** Your objective **
Will you repeat only the lines from the one with "Give me the TikZ source for this diagram." through the one with "(aTl) at (246,198)", both included, leaving every picture out?

** Records to process **

——————

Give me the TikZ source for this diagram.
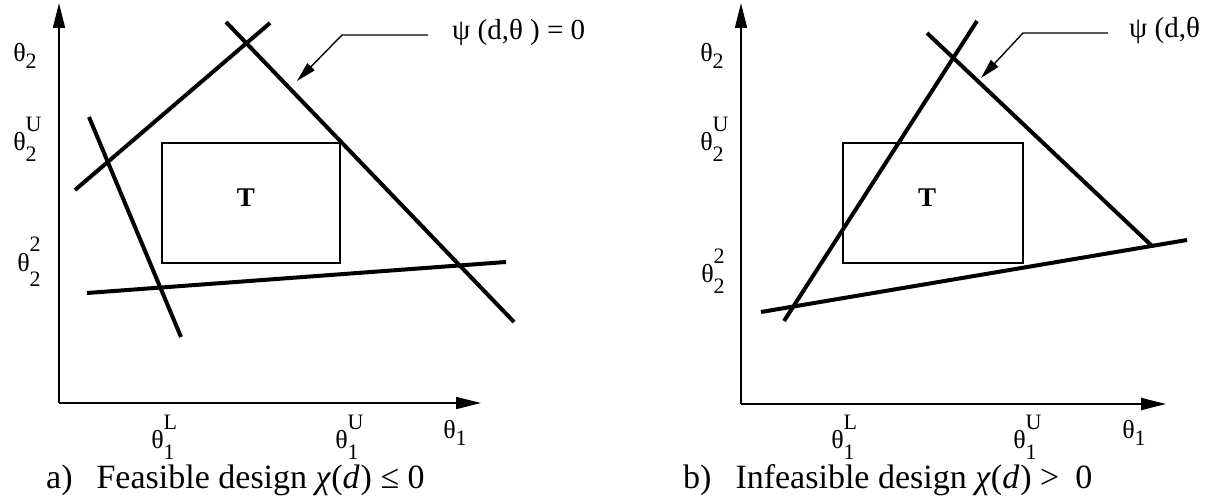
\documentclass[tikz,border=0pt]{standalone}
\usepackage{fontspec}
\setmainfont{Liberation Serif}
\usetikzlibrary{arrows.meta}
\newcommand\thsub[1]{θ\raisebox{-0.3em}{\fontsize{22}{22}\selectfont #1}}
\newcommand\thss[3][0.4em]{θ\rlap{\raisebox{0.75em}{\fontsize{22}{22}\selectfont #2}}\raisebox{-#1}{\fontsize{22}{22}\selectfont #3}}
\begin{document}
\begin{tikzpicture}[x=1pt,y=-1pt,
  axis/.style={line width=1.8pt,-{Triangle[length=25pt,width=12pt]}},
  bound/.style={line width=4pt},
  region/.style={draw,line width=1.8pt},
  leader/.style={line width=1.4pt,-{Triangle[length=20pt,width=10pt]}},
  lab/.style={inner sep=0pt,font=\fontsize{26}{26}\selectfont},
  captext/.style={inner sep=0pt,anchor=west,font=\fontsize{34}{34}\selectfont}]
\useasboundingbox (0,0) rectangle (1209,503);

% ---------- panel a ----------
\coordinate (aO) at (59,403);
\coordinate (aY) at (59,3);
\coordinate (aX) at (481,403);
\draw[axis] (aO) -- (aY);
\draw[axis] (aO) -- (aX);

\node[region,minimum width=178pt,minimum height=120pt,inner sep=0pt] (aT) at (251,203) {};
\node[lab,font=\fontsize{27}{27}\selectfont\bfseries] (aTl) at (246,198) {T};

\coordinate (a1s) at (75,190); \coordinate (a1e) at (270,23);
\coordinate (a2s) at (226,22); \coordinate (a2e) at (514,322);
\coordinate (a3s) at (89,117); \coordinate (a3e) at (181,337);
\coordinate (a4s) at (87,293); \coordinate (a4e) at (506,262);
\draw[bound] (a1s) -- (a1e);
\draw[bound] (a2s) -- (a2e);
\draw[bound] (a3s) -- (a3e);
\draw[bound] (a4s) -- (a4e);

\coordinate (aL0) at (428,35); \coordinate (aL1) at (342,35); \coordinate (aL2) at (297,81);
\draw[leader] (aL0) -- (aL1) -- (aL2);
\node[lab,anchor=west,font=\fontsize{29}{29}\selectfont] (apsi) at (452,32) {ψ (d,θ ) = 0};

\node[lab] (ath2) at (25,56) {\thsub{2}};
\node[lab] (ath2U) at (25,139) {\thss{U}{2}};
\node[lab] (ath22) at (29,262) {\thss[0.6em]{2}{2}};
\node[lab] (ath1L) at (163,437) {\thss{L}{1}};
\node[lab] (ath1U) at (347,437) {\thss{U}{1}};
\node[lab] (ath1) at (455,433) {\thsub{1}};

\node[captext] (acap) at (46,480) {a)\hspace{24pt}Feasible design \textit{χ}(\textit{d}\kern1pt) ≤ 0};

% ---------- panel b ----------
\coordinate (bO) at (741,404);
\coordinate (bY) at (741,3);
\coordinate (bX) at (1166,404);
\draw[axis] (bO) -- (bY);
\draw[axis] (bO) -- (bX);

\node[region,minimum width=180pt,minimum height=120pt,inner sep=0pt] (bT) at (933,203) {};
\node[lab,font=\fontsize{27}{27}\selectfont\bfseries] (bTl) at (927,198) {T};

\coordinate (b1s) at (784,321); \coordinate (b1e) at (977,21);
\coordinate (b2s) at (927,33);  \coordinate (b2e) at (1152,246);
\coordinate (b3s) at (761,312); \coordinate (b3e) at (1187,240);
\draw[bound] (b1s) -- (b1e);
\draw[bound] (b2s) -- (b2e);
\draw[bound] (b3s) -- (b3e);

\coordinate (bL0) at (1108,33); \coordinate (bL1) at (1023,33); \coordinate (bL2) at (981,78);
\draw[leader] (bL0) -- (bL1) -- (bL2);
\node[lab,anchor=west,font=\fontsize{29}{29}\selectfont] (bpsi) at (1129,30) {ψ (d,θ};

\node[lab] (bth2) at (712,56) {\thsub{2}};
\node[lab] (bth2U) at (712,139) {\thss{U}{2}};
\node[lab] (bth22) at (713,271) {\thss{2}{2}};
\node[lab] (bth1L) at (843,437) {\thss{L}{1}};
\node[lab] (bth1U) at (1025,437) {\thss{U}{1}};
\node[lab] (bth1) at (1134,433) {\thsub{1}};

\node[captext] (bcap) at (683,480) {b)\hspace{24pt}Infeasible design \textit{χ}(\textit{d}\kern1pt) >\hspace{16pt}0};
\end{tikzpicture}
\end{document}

——————

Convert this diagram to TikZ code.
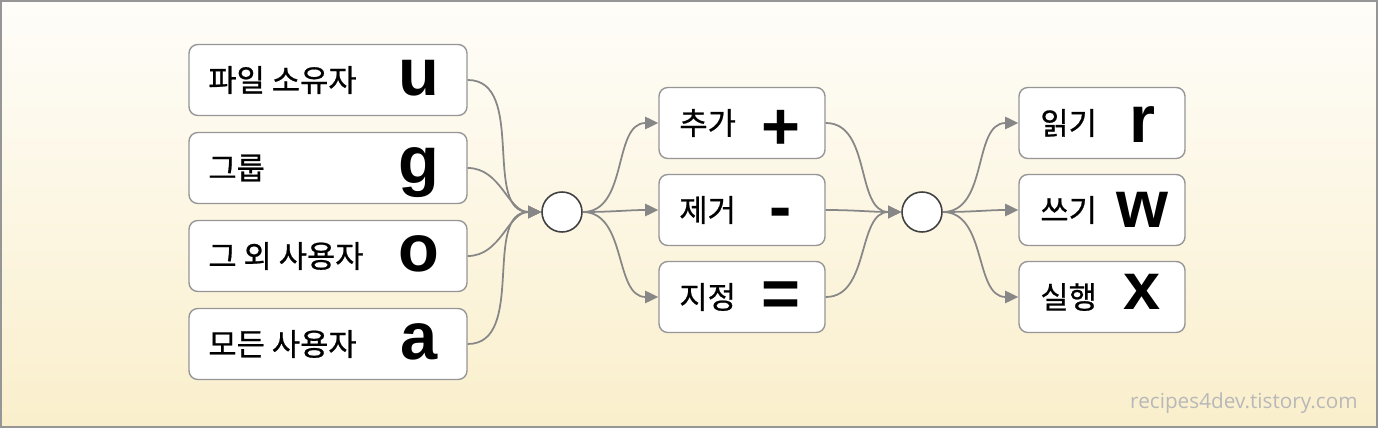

——————

** Answer for this exercise **
Give me the TikZ source for this diagram.
\documentclass[tikz,border=0pt]{standalone}
\usepackage{fontspec}
\setmainfont{Liberation Serif}
\usetikzlibrary{arrows.meta}
\newcommand\thsub[1]{θ\raisebox{-0.3em}{\fontsize{22}{22}\selectfont #1}}
\newcommand\thss[3][0.4em]{θ\rlap{\raisebox{0.75em}{\fontsize{22}{22}\selectfont #2}}\raisebox{-#1}{\fontsize{22}{22}\selectfont #3}}
\begin{document}
\begin{tikzpicture}[x=1pt,y=-1pt,
  axis/.style={line width=1.8pt,-{Triangle[length=25pt,width=12pt]}},
  bound/.style={line width=4pt},
  region/.style={draw,line width=1.8pt},
  leader/.style={line width=1.4pt,-{Triangle[length=20pt,width=10pt]}},
  lab/.style={inner sep=0pt,font=\fontsize{26}{26}\selectfont},
  captext/.style={inner sep=0pt,anchor=west,font=\fontsize{34}{34}\selectfont}]
\useasboundingbox (0,0) rectangle (1209,503);

% ---------- panel a ----------
\coordinate (aO) at (59,403);
\coordinate (aY) at (59,3);
\coordinate (aX) at (481,403);
\draw[axis] (aO) -- (aY);
\draw[axis] (aO) -- (aX);

\node[region,minimum width=178pt,minimum height=120pt,inner sep=0pt] (aT) at (251,203) {};
\node[lab,font=\fontsize{27}{27}\selectfont\bfseries] (aTl) at (246,198) {T};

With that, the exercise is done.